(Source code of charts)
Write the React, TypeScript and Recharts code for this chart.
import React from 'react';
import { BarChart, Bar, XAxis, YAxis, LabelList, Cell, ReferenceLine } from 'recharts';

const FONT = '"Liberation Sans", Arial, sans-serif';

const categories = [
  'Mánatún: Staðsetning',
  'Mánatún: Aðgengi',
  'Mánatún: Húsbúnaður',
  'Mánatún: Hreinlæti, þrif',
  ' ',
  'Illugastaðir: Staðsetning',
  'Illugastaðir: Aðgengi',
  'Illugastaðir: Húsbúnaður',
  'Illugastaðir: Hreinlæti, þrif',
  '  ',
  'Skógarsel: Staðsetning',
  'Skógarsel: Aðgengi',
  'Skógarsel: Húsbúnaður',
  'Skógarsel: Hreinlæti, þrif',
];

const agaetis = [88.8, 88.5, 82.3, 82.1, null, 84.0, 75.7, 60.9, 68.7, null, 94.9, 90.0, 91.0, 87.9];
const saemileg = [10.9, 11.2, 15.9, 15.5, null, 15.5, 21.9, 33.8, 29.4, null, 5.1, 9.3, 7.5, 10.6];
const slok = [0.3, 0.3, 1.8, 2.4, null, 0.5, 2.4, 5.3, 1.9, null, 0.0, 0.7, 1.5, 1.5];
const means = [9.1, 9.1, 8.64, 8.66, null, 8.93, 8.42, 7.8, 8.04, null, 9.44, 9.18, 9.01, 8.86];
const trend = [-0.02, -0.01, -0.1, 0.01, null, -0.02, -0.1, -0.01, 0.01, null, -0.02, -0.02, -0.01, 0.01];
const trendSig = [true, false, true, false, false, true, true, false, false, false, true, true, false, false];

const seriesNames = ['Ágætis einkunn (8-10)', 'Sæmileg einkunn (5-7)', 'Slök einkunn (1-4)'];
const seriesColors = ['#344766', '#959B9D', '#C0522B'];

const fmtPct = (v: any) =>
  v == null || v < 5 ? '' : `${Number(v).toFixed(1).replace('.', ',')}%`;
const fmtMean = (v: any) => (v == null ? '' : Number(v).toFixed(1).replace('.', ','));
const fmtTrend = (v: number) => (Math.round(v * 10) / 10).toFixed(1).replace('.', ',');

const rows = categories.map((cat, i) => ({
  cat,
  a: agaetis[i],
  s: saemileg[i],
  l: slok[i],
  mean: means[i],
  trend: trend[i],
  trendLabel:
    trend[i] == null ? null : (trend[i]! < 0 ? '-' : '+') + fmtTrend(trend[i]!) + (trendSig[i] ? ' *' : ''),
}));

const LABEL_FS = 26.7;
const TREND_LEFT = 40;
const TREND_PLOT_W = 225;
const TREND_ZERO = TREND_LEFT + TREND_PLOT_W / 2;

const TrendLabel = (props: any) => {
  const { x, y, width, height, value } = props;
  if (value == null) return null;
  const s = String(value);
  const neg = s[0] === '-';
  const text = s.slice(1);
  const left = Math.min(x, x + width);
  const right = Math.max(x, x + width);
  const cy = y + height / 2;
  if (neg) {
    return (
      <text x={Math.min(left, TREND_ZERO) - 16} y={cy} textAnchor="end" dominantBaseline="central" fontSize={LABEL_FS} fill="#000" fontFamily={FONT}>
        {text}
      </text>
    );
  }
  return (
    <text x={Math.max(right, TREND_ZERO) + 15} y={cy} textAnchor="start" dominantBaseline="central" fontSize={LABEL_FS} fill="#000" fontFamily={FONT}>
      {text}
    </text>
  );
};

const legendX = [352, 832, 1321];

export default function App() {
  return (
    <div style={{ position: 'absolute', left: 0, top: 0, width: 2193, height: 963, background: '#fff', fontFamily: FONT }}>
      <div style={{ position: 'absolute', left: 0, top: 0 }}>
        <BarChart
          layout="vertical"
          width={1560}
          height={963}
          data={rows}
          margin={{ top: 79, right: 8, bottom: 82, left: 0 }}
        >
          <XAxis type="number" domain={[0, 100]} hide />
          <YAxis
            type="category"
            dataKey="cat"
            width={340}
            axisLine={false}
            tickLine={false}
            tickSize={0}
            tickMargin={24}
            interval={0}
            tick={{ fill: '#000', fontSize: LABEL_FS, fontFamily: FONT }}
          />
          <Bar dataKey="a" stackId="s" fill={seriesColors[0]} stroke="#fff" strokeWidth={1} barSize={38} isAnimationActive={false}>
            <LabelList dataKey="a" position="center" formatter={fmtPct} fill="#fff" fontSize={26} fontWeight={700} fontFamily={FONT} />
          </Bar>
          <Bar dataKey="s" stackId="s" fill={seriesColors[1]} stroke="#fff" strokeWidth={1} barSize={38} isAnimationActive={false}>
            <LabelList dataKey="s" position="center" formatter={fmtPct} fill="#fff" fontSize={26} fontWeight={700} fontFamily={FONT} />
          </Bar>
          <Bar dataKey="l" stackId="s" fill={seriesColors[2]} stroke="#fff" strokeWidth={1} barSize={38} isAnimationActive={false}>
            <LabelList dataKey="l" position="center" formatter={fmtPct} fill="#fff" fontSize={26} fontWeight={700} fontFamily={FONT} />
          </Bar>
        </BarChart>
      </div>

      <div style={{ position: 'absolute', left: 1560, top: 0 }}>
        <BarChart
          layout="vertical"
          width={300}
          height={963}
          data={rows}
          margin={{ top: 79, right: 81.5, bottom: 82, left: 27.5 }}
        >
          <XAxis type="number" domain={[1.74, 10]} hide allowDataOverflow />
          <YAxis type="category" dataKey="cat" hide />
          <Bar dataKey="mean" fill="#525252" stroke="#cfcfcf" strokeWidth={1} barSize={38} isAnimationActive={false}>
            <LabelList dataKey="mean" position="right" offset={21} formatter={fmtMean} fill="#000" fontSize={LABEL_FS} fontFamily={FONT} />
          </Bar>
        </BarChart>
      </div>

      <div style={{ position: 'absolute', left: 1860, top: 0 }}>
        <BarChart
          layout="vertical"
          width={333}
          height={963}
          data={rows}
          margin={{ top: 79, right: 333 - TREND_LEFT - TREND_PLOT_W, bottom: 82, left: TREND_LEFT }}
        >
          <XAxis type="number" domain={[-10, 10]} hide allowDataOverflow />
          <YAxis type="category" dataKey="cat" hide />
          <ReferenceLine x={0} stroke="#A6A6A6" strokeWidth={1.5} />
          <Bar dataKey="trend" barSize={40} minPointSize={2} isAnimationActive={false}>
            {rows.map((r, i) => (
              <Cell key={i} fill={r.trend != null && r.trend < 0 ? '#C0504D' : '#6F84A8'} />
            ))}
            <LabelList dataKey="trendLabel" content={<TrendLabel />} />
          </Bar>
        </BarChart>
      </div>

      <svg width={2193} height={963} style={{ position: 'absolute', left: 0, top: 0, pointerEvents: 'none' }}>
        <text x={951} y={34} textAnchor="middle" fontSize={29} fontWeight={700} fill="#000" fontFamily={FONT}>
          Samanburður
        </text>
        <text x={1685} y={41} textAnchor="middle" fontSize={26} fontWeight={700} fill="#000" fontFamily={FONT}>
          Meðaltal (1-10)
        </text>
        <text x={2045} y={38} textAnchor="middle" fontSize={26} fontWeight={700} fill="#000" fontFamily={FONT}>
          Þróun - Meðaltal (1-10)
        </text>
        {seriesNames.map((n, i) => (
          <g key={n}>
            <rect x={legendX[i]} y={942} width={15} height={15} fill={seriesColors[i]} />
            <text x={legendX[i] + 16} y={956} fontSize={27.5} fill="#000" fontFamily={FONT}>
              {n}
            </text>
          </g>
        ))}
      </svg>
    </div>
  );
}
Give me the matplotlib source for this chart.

GOAL
Repeat the material above exactly.

COMPLETE RESPONSE
Write the React, TypeScript and Recharts code for this chart.
import React from 'react';
import { BarChart, Bar, XAxis, YAxis, LabelList, Cell, ReferenceLine } from 'recharts';

const FONT = '"Liberation Sans", Arial, sans-serif';

const categories = [
  'Mánatún: Staðsetning',
  'Mánatún: Aðgengi',
  'Mánatún: Húsbúnaður',
  'Mánatún: Hreinlæti, þrif',
  ' ',
  'Illugastaðir: Staðsetning',
  'Illugastaðir: Aðgengi',
  'Illugastaðir: Húsbúnaður',
  'Illugastaðir: Hreinlæti, þrif',
  '  ',
  'Skógarsel: Staðsetning',
  'Skógarsel: Aðgengi',
  'Skógarsel: Húsbúnaður',
  'Skógarsel: Hreinlæti, þrif',
];

const agaetis = [88.8, 88.5, 82.3, 82.1, null, 84.0, 75.7, 60.9, 68.7, null, 94.9, 90.0, 91.0, 87.9];
const saemileg = [10.9, 11.2, 15.9, 15.5, null, 15.5, 21.9, 33.8, 29.4, null, 5.1, 9.3, 7.5, 10.6];
const slok = [0.3, 0.3, 1.8, 2.4, null, 0.5, 2.4, 5.3, 1.9, null, 0.0, 0.7, 1.5, 1.5];
const means = [9.1, 9.1, 8.64, 8.66, null, 8.93, 8.42, 7.8, 8.04, null, 9.44, 9.18, 9.01, 8.86];
const trend = [-0.02, -0.01, -0.1, 0.01, null, -0.02, -0.1, -0.01, 0.01, null, -0.02, -0.02, -0.01, 0.01];
const trendSig = [true, false, true, false, false, true, true, false, false, false, true, true, false, false];

const seriesNames = ['Ágætis einkunn (8-10)', 'Sæmileg einkunn (5-7)', 'Slök einkunn (1-4)'];
const seriesColors = ['#344766', '#959B9D', '#C0522B'];

const fmtPct = (v: any) =>
  v == null || v < 5 ? '' : `${Number(v).toFixed(1).replace('.', ',')}%`;
const fmtMean = (v: any) => (v == null ? '' : Number(v).toFixed(1).replace('.', ','));
const fmtTrend = (v: number) => (Math.round(v * 10) / 10).toFixed(1).replace('.', ',');

const rows = categories.map((cat, i) => ({
  cat,
  a: agaetis[i],
  s: saemileg[i],
  l: slok[i],
  mean: means[i],
  trend: trend[i],
  trendLabel:
    trend[i] == null ? null : (trend[i]! < 0 ? '-' : '+') + fmtTrend(trend[i]!) + (trendSig[i] ? ' *' : ''),
}));

const LABEL_FS = 26.7;
const TREND_LEFT = 40;
const TREND_PLOT_W = 225;
const TREND_ZERO = TREND_LEFT + TREND_PLOT_W / 2;

const TrendLabel = (props: any) => {
  const { x, y, width, height, value } = props;
  if (value == null) return null;
  const s = String(value);
  const neg = s[0] === '-';
  const text = s.slice(1);
  const left = Math.min(x, x + width);
  const right = Math.max(x, x + width);
  const cy = y + height / 2;
  if (neg) {
    return (
      <text x={Math.min(left, TREND_ZERO) - 16} y={cy} textAnchor="end" dominantBaseline="central" fontSize={LABEL_FS} fill="#000" fontFamily={FONT}>
        {text}
      </text>
    );
  }
  return (
    <text x={Math.max(right, TREND_ZERO) + 15} y={cy} textAnchor="start" dominantBaseline="central" fontSize={LABEL_FS} fill="#000" fontFamily={FONT}>
      {text}
    </text>
  );
};

const legendX = [352, 832, 1321];

export default function App() {
  return (
    <div style={{ position: 'absolute', left: 0, top: 0, width: 2193, height: 963, background: '#fff', fontFamily: FONT }}>
      <div style={{ position: 'absolute', left: 0, top: 0 }}>
        <BarChart
          layout="vertical"
          width={1560}
          height={963}
          data={rows}
          margin={{ top: 79, right: 8, bottom: 82, left: 0 }}
        >
          <XAxis type="number" domain={[0, 100]} hide />
          <YAxis
            type="category"
            dataKey="cat"
            width={340}
            axisLine={false}
            tickLine={false}
            tickSize={0}
            tickMargin={24}
            interval={0}
            tick={{ fill: '#000', fontSize: LABEL_FS, fontFamily: FONT }}
          />
          <Bar dataKey="a" stackId="s" fill={seriesColors[0]} stroke="#fff" strokeWidth={1} barSize={38} isAnimationActive={false}>
            <LabelList dataKey="a" position="center" formatter={fmtPct} fill="#fff" fontSize={26} fontWeight={700} fontFamily={FONT} />
          </Bar>
          <Bar dataKey="s" stackId="s" fill={seriesColors[1]} stroke="#fff" strokeWidth={1} barSize={38} isAnimationActive={false}>
            <LabelList dataKey="s" position="center" formatter={fmtPct} fill="#fff" fontSize={26} fontWeight={700} fontFamily={FONT} />
          </Bar>
          <Bar dataKey="l" stackId="s" fill={seriesColors[2]} stroke="#fff" strokeWidth={1} barSize={38} isAnimationActive={false}>
            <LabelList dataKey="l" position="center" formatter={fmtPct} fill="#fff" fontSize={26} fontWeight={700} fontFamily={FONT} />
          </Bar>
        </BarChart>
      </div>

      <div style={{ position: 'absolute', left: 1560, top: 0 }}>
        <BarChart
          layout="vertical"
          width={300}
          height={963}
          data={rows}
          margin={{ top: 79, right: 81.5, bottom: 82, left: 27.5 }}
        >
          <XAxis type="number" domain={[1.74, 10]} hide allowDataOverflow />
          <YAxis type="category" dataKey="cat" hide />
          <Bar dataKey="mean" fill="#525252" stroke="#cfcfcf" strokeWidth={1} barSize={38} isAnimationActive={false}>
            <LabelList dataKey="mean" position="right" offset={21} formatter={fmtMean} fill="#000" fontSize={LABEL_FS} fontFamily={FONT} />
          </Bar>
        </BarChart>
      </div>

      <div style={{ position: 'absolute', left: 1860, top: 0 }}>
        <BarChart
          layout="vertical"
          width={333}
          height={963}
          data={rows}
          margin={{ top: 79, right: 333 - TREND_LEFT - TREND_PLOT_W, bottom: 82, left: TREND_LEFT }}
        >
          <XAxis type="number" domain={[-10, 10]} hide allowDataOverflow />
          <YAxis type="category" dataKey="cat" hide />
          <ReferenceLine x={0} stroke="#A6A6A6" strokeWidth={1.5} />
          <Bar dataKey="trend" barSize={40} minPointSize={2} isAnimationActive={false}>
            {rows.map((r, i) => (
              <Cell key={i} fill={r.trend != null && r.trend < 0 ? '#C0504D' : '#6F84A8'} />
            ))}
            <LabelList dataKey="trendLabel" content={<TrendLabel />} />
          </Bar>
        </BarChart>
      </div>

      <svg width={2193} height={963} style={{ position: 'absolute', left: 0, top: 0, pointerEvents: 'none' }}>
        <text x={951} y={34} textAnchor="middle" fontSize={29} fontWeight={700} fill="#000" fontFamily={FONT}>
          Samanburður
        </text>
        <text x={1685} y={41} textAnchor="middle" fontSize={26} fontWeight={700} fill="#000" fontFamily={FONT}>
          Meðaltal (1-10)
        </text>
        <text x={2045} y={38} textAnchor="middle" fontSize={26} fontWeight={700} fill="#000" fontFamily={FONT}>
          Þróun - Meðaltal (1-10)
        </text>
        {seriesNames.map((n, i) => (
          <g key={n}>
            <rect x={legendX[i]} y={942} width={15} height={15} fill={seriesColors[i]} />
            <text x={legendX[i] + 16} y={956} fontSize={27.5} fill="#000" fontFamily={FONT}>
              {n}
            </text>
          </g>
        ))}
      </svg>
    </div>
  );
}
Give me the matplotlib source for this chart.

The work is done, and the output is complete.